C’est un profil que j’aime beaucoup parce qu’il est bienveillant et à l’écoute. Il représente une forte part de mes clients. C’est un rayon de soleil.
Ses enjeux pour avancer
- Il a besoin de comprendre pourquoi il s’est effacé. Il se juge. Il a honte de son effacement. Or son effacement s’explique de façon toute à fait logique. Il doit comprendre le pourquoi pour se pardonner.
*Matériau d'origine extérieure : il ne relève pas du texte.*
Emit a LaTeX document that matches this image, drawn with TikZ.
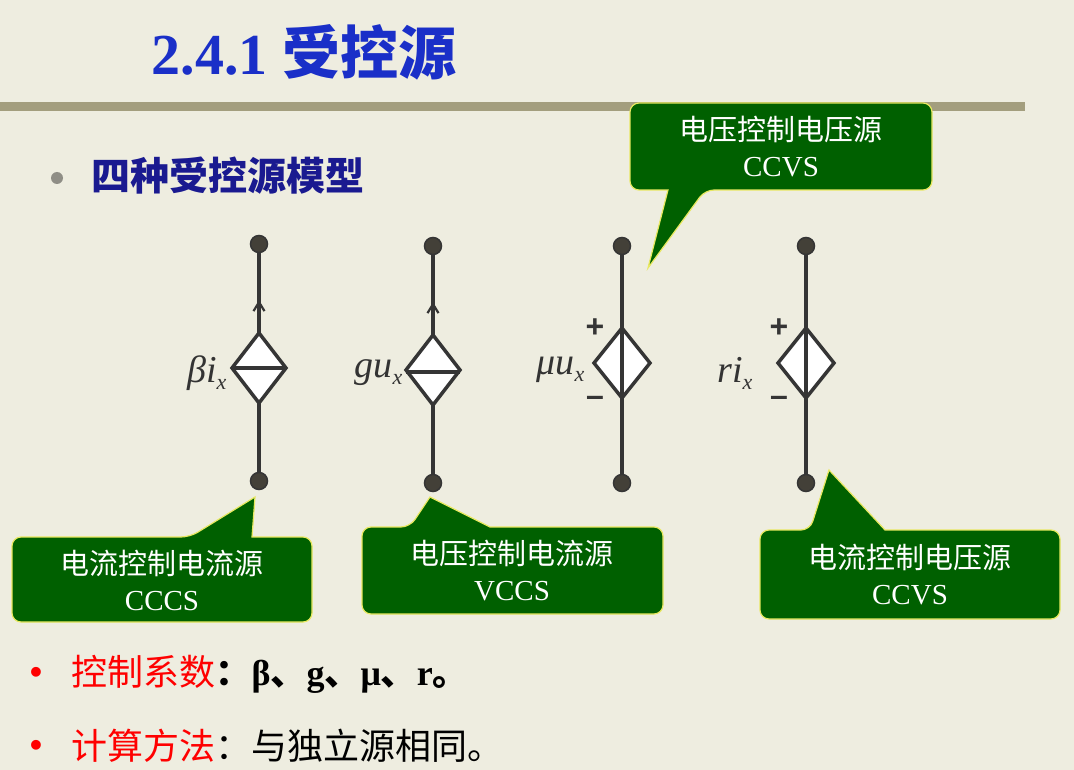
\documentclass[tikz,border=0pt]{standalone}
\usepackage{fontspec}
\setmainfont{Liberation Serif}
\newfontfamily\cjk{Noto Sans CJK SC}
\newfontfamily\lsans{Liberation Sans}
\usetikzlibrary{arrows.meta}
\definecolor{bg}{HTML}{EEEDE0}
\definecolor{bar}{HTML}{A39E7E}
\definecolor{wire}{HTML}{353535}
\definecolor{cgreen}{HTML}{006000}
\definecolor{cedge}{HTML}{E8E860}
\definecolor{tblue}{HTML}{1A2FC8}
\definecolor{dblue}{HTML}{1A1A90}
\tikzset{
  wireline/.style={draw=wire,line width=3.5pt},
  term/.style={circle,fill=black!85!yellow,draw=wire,line width=1.5pt,minimum size=17pt,inner sep=0pt},
  dsrc/.style={draw=wire,fill=white,line width=3.5pt,line join=miter},
  callout/.style={fill=cgreen,draw=cedge,line width=1.2pt},
  ctext/.style={text=white,font=\fontsize{29}{36}\selectfont,align=center},
  lab/.style={font=\fontsize{38}{38}\selectfont\itshape,text=black!80},
  sign/.style={font=\lsans\bfseries\fontsize{32}{32}\selectfont,text=wire},
  uparrow/.style={wire,line width=2.2pt,-{Straight Barb[length=9pt,width=11pt]}}
}
\newcommand{\sublab}[2]{#1\raisebox{-7pt}{\fontsize{22}{22}\selectfont #2}}
\begin{document}
\begin{tikzpicture}[x=1pt,y=-1pt]
\fill[bg] (0,0) rectangle (1074,770);
\useasboundingbox (0,0) rectangle (1074,770);
\node[anchor=west,text=tblue,font=\bfseries\fontsize{58}{58}\selectfont] (title) at (148,52) {2.4.1 {\cjk\bfseries 受控源}};
\fill[bar] (0,102) rectangle (1025,111);
\fill[black!40!bg] (57,178) circle (6);
\node[anchor=west,text=dblue,font=\cjk\bfseries\fontsize{39}{39}\selectfont] (sub) at (88,176) {四种受控源模型};

% source 1 CCCS
\node[term] (t1) at (259,244) {}; \node[term] (b1) at (259,481) {};
\draw[wireline] (t1) -- (259,335); \draw[wireline] (259,401) -- (b1);
\draw[uparrow] (259,322) -- (259,300);
\draw[dsrc] (259,333) -- (286,368) -- (259,403) -- (232,368) -- cycle;
\draw[wire,line width=3.5pt] (232,368) -- (286,368);
\node[lab,anchor=east] (l1) at (230,373) {\sublab{βi}{x}};
% source 2 VCCS
\node[term] (t2) at (433,246) {}; \node[term] (b2) at (433,483) {};
\draw[wireline] (t2) -- (433,337); \draw[wireline] (433,403) -- (b2);
\draw[uparrow] (433,324) -- (433,302);
\draw[dsrc] (433,335) -- (460,370) -- (433,405) -- (406,370) -- cycle;
\draw[wire,line width=3.5pt] (406,372) -- (460,372);
\node[lab,anchor=east] (l2) at (406,373) {\sublab{gu}{x}};
% source 3 VCVS
\node[term] (t3) at (622,246) {}; \node[term] (b3) at (622,483) {};
\draw[dsrc] (622,328) -- (650,363) -- (622,398) -- (594,363) -- cycle;
\draw[wireline] (t3) -- (b3);
\node[lab,anchor=east] (l3) at (588,370) {\sublab{μu}{x}};
\node[sign] (p3) at (595,328) {+}; \node[sign] (m3) at (595,401) {–};
% source 4 CCVS
\node[term] (t4) at (806,246) {}; \node[term] (b4) at (806,483) {};
\draw[dsrc] (806,328) -- (834,363) -- (806,398) -- (778,363) -- cycle;
\draw[wireline] (t4) -- (b4);
\node[lab,anchor=east] (l4) at (756,373) {\sublab{ri}{x}};
\node[sign] (p4) at (779,328) {+}; \node[sign] (m4) at (779,401) {–};

% callouts
\coordinate (k1) at (255,497);
\draw[callout,rounded corners=9pt] (12,537) -- (190,537) [sharp corners] -- (k1) -- (252,537) [rounded corners=9pt] -- (312,537) -- (312,622) -- (12,622) -- cycle;
\node[ctext] (c1) at (162,580) {{\cjk 电流控制电流源}\\CCCS};
\coordinate (k2) at (430,497);
\draw[callout,rounded corners=9pt] (362,527) -- (410,527) [sharp corners] -- (k2) -- (490,527) [rounded corners=9pt] -- (663,527) -- (663,614) -- (362,614) -- cycle;
\node[ctext] (c2) at (512,571) {{\cjk 电压控制电流源}\\VCCS};
\coordinate (k3) at (829,470);
\draw[callout,rounded corners=9pt] (760,530) -- (810,530) [sharp corners] -- (k3) -- (885,530) [rounded corners=9pt] -- (1060,530) -- (1060,619) -- (760,619) -- cycle;
\node[ctext] (c3) at (910,575) {{\cjk 电流控制电压源}\\CCVS};
\coordinate (k4) at (648,268);
\draw[callout,rounded corners=9pt] (630,103) -- (932,103) -- (932,190) -- (705,190) [sharp corners] -- (k4) -- (668,190) [rounded corners=9pt] -- (630,190) -- cycle;
\node[ctext] (c4) at (781,147) {{\cjk 电压控制电压源}\\CCVS};

% bottom bullets
\node[text=red,font=\lsans\bfseries\fontsize{34}{34}\selectfont] (d1) at (36,675) {•};
\node[anchor=west,font=\fontsize{36}{36}\selectfont] (e1) at (68,674) {{\cjk\color{red}控制系数}{\cjk\bfseries ：}\textbf{β{\cjk 、}g{\cjk 、}μ{\cjk 、}r{\cjk 。}}};
\node[text=red,font=\lsans\bfseries\fontsize{34}{34}\selectfont] (d2) at (36,748) {•};
\node[anchor=west,font=\fontsize{36}{36}\selectfont] (e2) at (68,746) {{\cjk\color{red}计算方法}{\cjk ：与独立源相同。}};
\end{tikzpicture}
\end{document}
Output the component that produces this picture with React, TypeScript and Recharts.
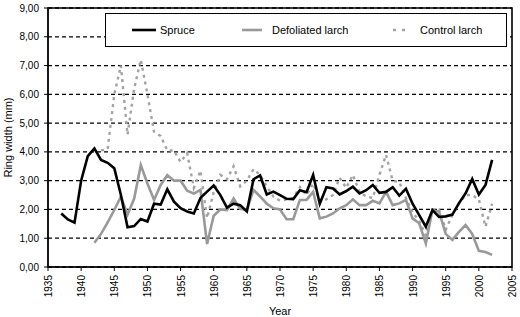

- Il a besoin de comprendre, comme tous les hypersensibles, pourquoi il a vécu toutes ces situations écrasantes, blessantes, malmenantes. Il lui faut donc reprendre des situations de son passé et analyser ce qui s’est vraiment passé, et pourquoi. Il ne pourra pas en faire l’économie mais ça peut être rapide. Il peut avoir besoin d’aide pour cette relecture car seul, c’est compliqué d’inverser la perspective.
- Il a besoin de prendre confiance dans sa puissance intérieure. Il n’ose pas sortir des étapes, règles, processus, détails car il pense qu’il en a besoin. Il ne s’est jamais autorisé à faire sans. Il a des forts ressentis intérieurs, des intuitions, des supers courts-circuits mais il n’ose leur accorder crédit. Il a besoin d’inverser la réaction et d’expérimenter la puissance qu’il y a en lui, en live.
- Son frein principal : le statut quo. Il n’est pas en souffrance extrême comme le HS dur. Il peut donc retarder le moment de travailler sur lui. Il peut aussi ne pas reconnaître sa souffrance puisque l’intégration est satisfaisante jusque là et que officiellement, il a envie de dire que tout va bien. Au fond, il sait que ce n’est pas vrai. Mais il a du mal à le reconnaître. Parfois, et même souvent, le travail commence sans qu’il ait eu besoin de reconnaître sa souffrance, parce qu’il veut lancer son activité et que ses démons l’empêchent d’avancer . Alors là, il est ok pour travailler… et dans ce travail, il contacte sa souffrance, pour son plus grand… soulagement.